PROVIDED DATA »
⁂

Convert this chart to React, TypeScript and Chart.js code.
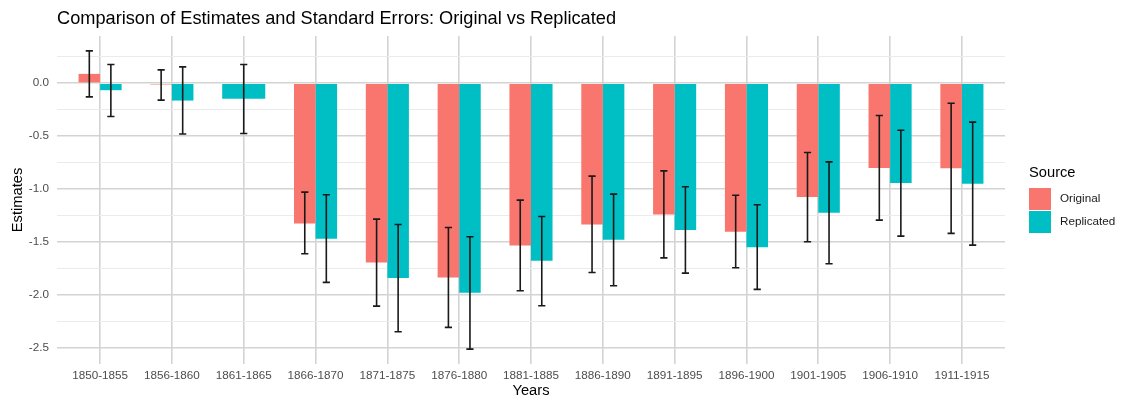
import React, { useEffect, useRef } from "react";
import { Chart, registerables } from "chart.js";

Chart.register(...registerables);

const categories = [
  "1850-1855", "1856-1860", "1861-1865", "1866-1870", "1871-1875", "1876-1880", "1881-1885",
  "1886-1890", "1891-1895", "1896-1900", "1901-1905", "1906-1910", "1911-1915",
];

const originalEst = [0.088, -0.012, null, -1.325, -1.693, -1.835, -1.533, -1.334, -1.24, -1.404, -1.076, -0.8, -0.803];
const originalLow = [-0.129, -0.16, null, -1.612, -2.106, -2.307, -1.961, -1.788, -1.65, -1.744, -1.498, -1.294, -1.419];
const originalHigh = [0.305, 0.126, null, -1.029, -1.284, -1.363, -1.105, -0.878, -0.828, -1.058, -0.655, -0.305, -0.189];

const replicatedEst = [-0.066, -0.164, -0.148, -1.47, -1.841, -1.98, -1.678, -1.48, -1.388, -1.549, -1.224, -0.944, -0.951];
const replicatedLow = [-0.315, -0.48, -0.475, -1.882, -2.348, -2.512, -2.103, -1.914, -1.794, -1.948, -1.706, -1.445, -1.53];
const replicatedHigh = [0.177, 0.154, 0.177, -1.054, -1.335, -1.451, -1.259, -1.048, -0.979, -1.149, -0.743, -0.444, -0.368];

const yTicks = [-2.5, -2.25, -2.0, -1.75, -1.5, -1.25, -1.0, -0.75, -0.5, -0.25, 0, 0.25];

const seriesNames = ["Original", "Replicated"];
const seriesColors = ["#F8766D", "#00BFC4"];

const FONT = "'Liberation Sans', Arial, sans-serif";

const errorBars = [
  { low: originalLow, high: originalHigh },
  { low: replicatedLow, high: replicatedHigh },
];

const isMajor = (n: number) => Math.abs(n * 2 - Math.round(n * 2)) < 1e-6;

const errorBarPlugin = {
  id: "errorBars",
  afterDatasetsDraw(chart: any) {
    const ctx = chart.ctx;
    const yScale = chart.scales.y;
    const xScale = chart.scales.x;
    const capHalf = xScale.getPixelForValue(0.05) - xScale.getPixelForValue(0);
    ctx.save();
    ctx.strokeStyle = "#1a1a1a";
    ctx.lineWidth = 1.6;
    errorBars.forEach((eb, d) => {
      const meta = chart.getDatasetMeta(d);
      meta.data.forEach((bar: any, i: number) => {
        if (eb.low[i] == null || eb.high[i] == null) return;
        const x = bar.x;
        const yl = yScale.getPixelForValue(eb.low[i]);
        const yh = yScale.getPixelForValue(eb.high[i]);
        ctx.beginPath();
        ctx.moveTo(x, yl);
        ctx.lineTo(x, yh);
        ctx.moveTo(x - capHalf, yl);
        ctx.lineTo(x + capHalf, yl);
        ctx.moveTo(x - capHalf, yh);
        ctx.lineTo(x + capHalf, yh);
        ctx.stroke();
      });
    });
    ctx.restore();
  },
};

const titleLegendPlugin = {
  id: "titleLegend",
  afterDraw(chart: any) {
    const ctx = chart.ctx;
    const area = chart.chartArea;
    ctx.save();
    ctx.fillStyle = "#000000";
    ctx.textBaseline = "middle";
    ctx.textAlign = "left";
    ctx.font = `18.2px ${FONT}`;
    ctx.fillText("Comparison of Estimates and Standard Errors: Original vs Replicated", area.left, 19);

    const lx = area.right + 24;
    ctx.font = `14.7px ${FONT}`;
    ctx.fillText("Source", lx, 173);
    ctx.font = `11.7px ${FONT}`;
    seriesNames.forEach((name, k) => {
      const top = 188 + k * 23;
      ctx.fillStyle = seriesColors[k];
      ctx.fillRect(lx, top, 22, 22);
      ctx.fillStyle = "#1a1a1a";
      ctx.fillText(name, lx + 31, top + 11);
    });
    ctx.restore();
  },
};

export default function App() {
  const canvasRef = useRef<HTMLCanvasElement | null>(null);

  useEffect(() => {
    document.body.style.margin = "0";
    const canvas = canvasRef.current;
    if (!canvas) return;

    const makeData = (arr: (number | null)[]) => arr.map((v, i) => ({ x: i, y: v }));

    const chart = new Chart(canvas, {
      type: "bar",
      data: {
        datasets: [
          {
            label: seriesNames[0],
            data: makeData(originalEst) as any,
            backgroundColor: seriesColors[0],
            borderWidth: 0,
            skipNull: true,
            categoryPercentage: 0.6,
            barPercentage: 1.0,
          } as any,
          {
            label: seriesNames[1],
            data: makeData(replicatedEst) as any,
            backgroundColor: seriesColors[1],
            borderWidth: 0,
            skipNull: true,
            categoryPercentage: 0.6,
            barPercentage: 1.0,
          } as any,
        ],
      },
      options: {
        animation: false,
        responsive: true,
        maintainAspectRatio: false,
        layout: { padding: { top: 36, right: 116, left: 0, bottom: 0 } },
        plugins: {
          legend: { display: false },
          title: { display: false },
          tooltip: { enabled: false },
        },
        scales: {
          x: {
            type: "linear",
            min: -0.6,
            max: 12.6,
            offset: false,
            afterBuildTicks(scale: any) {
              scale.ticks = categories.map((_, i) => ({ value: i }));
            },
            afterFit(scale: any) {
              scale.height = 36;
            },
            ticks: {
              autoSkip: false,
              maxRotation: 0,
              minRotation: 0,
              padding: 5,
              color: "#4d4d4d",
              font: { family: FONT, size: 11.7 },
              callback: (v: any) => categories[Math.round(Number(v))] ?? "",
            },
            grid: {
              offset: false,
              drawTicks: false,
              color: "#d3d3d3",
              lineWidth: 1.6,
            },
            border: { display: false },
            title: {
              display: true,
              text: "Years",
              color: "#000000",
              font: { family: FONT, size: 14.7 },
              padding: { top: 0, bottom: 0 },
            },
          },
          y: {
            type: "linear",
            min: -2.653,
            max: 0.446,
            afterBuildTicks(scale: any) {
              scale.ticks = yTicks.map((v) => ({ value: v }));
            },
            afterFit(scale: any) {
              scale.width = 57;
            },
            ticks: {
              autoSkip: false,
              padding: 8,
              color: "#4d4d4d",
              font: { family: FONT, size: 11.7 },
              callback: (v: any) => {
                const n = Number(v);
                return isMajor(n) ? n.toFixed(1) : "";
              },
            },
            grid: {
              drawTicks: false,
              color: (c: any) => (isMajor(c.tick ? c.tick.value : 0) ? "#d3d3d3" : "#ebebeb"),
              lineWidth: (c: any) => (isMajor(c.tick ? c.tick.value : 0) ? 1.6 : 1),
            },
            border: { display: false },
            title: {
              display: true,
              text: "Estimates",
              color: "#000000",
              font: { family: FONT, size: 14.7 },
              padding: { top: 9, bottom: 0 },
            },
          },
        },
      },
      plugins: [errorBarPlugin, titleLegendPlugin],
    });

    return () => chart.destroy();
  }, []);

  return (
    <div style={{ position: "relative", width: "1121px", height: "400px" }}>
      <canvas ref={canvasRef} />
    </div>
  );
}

⁂

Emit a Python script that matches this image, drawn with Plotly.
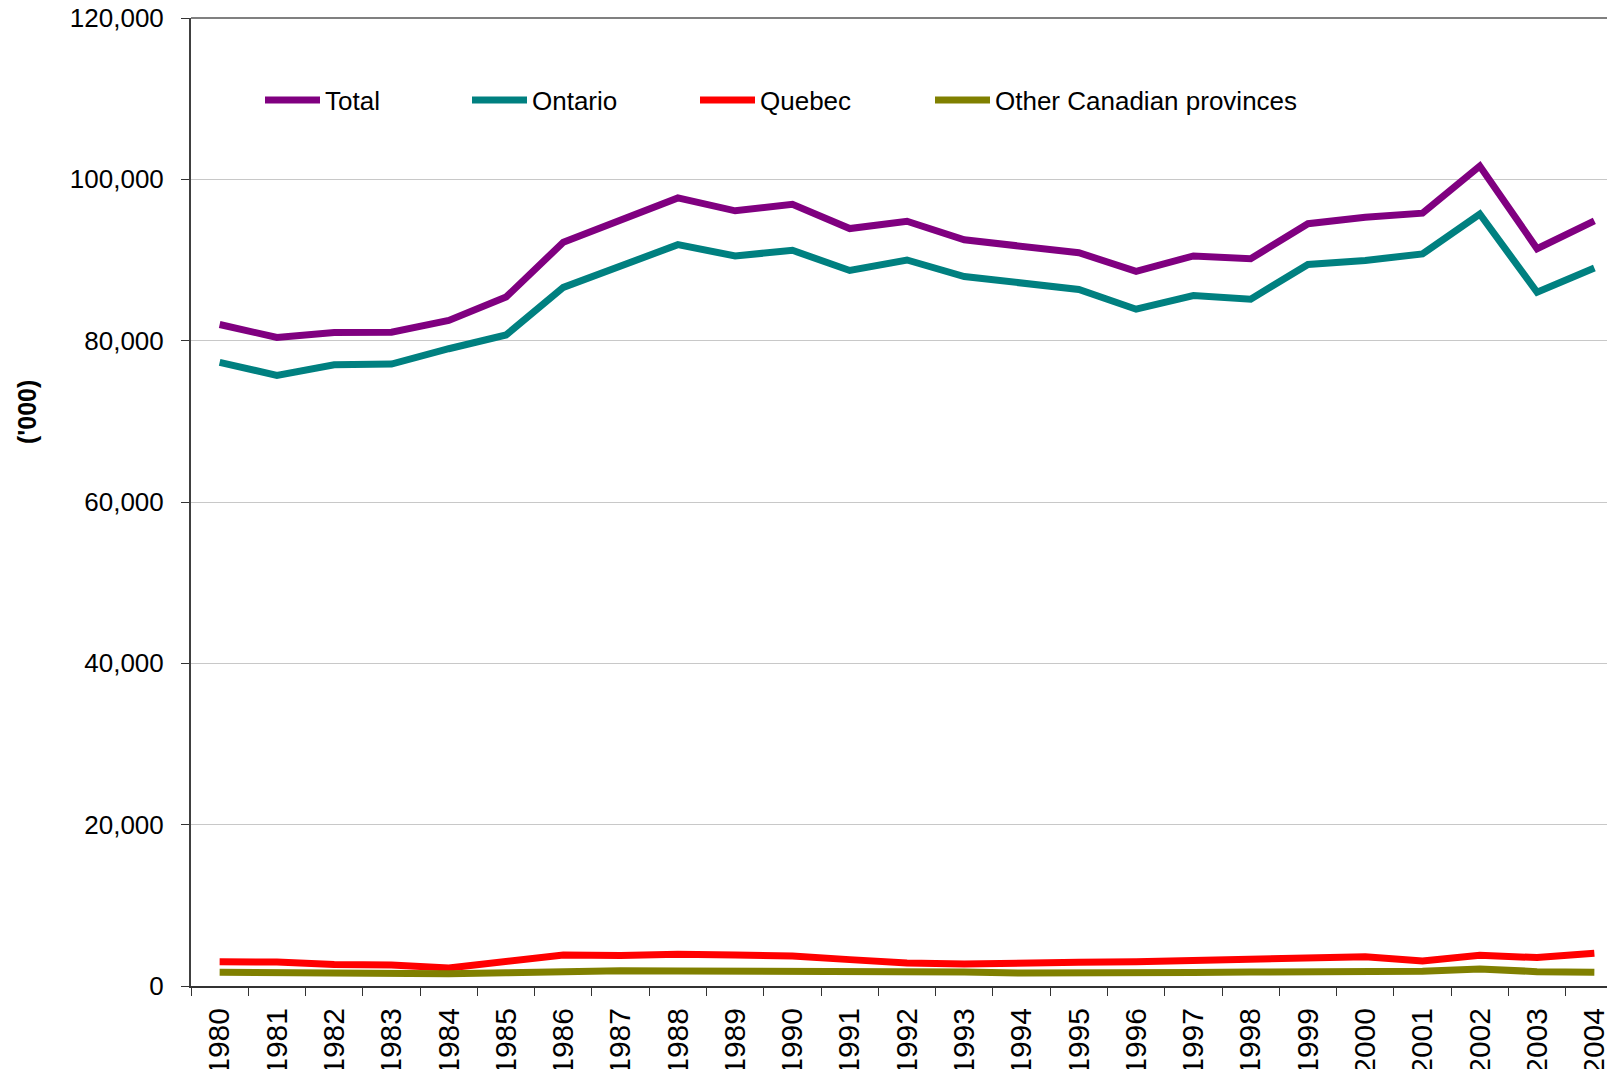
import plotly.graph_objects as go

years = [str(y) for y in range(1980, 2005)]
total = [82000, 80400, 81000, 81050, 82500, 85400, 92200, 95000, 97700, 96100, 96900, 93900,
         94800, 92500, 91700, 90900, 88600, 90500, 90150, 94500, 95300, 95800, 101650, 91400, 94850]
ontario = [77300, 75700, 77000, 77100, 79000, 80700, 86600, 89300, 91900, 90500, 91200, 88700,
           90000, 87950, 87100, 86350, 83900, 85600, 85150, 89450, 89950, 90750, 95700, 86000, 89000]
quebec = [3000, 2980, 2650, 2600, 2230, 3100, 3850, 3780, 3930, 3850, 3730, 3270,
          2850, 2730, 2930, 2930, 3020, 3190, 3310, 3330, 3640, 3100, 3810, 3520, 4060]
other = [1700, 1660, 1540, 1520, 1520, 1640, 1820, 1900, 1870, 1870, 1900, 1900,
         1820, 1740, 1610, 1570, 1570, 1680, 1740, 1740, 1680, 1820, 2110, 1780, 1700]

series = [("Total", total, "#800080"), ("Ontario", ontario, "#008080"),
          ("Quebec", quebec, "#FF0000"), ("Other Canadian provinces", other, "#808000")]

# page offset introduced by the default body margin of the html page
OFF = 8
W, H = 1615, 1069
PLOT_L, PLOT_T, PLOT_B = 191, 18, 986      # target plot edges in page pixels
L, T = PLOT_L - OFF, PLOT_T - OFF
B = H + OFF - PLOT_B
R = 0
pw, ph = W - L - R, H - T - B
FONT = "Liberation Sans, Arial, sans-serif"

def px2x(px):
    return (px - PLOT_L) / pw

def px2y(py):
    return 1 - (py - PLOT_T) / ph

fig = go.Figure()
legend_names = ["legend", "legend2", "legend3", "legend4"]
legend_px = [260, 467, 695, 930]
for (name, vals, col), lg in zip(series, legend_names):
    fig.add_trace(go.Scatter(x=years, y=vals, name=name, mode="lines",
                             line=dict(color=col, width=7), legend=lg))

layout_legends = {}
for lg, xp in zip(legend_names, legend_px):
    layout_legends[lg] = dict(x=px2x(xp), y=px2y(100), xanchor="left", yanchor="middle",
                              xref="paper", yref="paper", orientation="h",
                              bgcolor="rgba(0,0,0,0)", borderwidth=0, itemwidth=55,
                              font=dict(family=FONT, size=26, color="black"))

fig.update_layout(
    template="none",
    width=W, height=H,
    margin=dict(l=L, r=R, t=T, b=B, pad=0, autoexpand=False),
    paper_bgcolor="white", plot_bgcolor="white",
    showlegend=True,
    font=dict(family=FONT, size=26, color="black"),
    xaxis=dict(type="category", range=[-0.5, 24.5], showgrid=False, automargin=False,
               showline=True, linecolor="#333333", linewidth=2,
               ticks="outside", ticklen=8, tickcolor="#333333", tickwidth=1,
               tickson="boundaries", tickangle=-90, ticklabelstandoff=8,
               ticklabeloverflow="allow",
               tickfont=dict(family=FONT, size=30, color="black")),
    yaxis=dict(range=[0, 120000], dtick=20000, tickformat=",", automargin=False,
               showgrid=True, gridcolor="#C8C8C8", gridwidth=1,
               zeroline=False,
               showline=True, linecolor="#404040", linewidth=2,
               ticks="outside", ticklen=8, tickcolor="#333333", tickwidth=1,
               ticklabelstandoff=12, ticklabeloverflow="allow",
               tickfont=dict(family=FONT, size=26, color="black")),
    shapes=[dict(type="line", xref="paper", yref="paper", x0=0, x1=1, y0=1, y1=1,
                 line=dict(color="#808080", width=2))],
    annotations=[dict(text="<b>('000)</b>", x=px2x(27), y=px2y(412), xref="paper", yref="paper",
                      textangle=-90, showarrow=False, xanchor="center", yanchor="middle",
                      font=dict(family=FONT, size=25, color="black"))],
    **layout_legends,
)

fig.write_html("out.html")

⁂

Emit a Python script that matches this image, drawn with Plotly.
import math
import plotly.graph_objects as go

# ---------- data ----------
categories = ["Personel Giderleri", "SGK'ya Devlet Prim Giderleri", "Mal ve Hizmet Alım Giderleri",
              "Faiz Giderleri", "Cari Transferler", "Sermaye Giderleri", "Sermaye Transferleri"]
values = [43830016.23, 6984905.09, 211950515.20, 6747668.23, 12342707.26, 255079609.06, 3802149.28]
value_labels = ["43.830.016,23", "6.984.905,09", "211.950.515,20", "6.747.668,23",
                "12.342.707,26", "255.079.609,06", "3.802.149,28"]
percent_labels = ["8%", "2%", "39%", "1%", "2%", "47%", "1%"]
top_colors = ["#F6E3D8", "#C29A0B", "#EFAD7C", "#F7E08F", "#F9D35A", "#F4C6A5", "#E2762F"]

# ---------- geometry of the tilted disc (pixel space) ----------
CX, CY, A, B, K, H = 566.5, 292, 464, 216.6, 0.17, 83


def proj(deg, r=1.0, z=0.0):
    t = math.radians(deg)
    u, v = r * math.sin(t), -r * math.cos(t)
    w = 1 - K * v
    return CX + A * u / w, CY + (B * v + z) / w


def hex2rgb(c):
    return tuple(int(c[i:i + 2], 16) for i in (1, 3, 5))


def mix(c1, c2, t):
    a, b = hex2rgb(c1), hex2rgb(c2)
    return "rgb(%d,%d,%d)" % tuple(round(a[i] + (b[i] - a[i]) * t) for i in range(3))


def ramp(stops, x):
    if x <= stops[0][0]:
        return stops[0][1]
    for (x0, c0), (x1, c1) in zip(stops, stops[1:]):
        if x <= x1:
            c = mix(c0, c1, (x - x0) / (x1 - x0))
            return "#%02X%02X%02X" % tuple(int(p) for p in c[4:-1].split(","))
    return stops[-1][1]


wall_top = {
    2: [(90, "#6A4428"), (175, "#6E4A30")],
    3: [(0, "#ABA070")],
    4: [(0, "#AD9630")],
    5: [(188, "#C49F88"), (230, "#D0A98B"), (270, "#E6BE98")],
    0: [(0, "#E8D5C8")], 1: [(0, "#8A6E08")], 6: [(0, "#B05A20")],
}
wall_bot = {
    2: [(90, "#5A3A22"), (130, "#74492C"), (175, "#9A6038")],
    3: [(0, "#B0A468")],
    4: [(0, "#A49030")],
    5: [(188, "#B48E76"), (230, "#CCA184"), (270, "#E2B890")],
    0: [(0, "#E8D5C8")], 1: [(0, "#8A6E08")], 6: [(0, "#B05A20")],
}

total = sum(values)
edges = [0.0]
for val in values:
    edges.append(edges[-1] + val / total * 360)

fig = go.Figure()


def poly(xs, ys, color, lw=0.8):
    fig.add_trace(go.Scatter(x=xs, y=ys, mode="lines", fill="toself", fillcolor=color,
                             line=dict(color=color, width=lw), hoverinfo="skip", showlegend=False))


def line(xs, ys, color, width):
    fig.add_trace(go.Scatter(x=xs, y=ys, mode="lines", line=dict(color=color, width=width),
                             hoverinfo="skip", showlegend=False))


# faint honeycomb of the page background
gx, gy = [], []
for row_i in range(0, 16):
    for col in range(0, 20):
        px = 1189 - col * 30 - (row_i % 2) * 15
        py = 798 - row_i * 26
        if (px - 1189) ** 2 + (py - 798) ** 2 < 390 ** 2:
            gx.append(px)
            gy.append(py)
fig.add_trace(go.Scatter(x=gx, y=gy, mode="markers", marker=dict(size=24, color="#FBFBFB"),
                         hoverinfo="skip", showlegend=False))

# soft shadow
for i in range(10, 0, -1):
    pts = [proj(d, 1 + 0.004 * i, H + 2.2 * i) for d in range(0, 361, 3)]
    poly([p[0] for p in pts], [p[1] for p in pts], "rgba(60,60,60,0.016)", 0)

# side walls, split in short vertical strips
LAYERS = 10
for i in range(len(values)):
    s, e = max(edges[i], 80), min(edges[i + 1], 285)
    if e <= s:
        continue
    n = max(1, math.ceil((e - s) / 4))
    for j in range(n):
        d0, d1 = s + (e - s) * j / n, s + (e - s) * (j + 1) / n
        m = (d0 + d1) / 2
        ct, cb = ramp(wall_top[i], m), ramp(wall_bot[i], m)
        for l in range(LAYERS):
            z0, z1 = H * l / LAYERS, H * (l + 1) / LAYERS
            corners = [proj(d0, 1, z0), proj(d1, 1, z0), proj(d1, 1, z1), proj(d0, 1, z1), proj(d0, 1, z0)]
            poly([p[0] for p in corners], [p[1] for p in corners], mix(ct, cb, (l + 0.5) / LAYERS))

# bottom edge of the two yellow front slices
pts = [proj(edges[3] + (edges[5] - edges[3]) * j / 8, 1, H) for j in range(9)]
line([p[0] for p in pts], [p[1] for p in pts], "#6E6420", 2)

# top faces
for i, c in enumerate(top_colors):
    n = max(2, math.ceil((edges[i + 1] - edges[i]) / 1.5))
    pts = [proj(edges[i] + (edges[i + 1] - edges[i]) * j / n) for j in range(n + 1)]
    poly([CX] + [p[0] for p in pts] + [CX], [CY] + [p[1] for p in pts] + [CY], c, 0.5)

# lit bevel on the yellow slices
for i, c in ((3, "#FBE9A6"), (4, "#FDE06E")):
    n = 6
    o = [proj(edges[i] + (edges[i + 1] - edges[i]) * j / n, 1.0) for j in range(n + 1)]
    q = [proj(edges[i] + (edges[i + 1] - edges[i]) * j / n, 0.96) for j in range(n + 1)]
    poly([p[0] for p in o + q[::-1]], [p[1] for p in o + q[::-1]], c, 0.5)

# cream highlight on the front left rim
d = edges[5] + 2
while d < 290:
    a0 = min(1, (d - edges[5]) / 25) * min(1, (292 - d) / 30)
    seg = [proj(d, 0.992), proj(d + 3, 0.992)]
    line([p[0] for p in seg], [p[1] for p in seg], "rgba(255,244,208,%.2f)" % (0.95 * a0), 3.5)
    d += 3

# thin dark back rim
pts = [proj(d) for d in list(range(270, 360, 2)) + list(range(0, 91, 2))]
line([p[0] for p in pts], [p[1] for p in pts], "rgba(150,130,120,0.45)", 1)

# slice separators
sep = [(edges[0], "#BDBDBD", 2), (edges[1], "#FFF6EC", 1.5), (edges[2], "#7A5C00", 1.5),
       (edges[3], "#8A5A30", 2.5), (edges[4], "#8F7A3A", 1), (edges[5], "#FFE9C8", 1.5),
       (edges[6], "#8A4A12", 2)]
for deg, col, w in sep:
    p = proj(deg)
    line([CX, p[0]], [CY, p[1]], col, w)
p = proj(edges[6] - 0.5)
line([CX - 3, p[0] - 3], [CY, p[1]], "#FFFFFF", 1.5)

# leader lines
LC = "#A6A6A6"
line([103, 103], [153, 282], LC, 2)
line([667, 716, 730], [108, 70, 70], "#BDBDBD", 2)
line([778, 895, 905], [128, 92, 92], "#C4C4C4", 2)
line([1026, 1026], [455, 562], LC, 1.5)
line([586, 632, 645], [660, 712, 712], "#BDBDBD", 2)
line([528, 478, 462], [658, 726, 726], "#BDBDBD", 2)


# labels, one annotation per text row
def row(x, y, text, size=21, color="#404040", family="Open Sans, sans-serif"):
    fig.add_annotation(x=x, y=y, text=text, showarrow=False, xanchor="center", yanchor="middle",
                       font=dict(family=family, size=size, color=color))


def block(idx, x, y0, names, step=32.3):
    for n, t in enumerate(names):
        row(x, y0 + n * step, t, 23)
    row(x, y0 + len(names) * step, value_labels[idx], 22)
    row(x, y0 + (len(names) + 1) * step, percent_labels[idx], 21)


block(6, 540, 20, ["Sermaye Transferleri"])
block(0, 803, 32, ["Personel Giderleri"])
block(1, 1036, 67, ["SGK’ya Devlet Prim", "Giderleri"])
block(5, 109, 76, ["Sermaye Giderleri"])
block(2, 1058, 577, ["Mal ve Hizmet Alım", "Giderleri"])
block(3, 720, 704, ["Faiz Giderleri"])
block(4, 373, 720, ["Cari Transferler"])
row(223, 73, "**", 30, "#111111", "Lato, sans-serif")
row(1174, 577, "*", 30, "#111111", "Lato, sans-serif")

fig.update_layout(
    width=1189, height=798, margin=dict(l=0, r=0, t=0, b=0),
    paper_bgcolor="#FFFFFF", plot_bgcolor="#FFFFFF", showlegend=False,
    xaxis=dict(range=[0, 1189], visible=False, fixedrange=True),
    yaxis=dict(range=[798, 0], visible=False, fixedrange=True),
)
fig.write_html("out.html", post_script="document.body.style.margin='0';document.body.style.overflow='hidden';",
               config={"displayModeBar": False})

⁂

STATED TASK »
Find the word "React" in the entries above and gather every line that holds it.

RESPONSE FOR THIS EXERCISE »
Convert this chart to React, TypeScript and Chart.js code.
import React, { useEffect, useRef } from "react";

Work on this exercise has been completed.